For a project health and safety administrator, it is vital to be able to communicate with your team members and with outside resources. How do you keep tabs on who is where and what is happening? How do you find if something has gone wrong or someone needs help? In fact, these are the reasons that OSHA implemented the Standards listed above life and death situations may depend upon it!
On this particular project, numerous construction crews were working at different, extremely remote locations with a distance of several miles between each work crew. While the power line tower construction and electric line-stringing companies included requirements for an eventual end-to-end 2-way radio system, the system was not available for at least the first year of the project. And, since cell phones and the average two-way radio systems were not able to be consistently or reliably available to meet the communication needs required for this project, I needed to find an alternative.
After digging around and countless meetings, calls, and trips to all kinds of communications companies, we settled on a resourceful, cost-conscious and effective method of communicating between the crews, safety personnel, surveyors and managers. The end result was a creative mix of new technologies:
- Cell phone signal boosters in each vehicle in the field
- GPS SPOT locator units for each crew
- New technology satellite phones for work crews heading into the most remote locations.
The vendor that built these systems also owned many of the frequencies needed for an end-to-end two-way radio system that would reach across the 275-mile project location.

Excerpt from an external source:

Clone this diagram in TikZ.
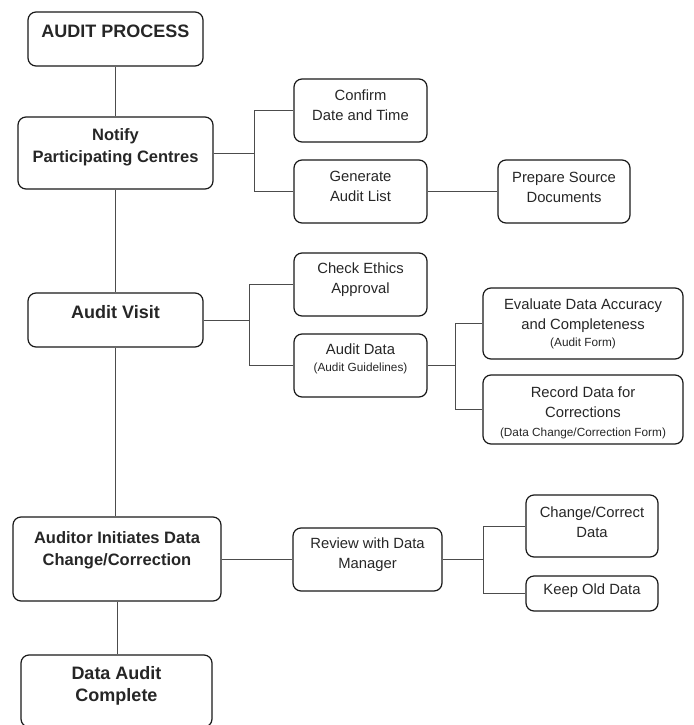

Of course, the systems effectiveness had to be proven we were relying on it! So, I spent hours deep in the mountains field testing the equipment in some of the most remote project locations I have ever seen. Luckily, I was helped by some of the project team members who had spent a great deal of time in this area. Experience also helps communication!
This project had unusual difficulties a big, remote, mountainous and unpopulated area that could have thwarted OSHAs communication requirements. At any time, it would have been easy to throw in the towel, cross our fingers or perhaps put together a patched-together system and hope it worked. However, with some tenacious ingenuity and a confidence that a reliable health and safety communication system could be found, we were able to overcome the almost overwhelming challenges and put an effective field communication system into place.
Have you been faced with challenges to provide adequate communication systems for your employees? What has made a job site seem almost impossible to conquer? What did you do to overcome those challenges?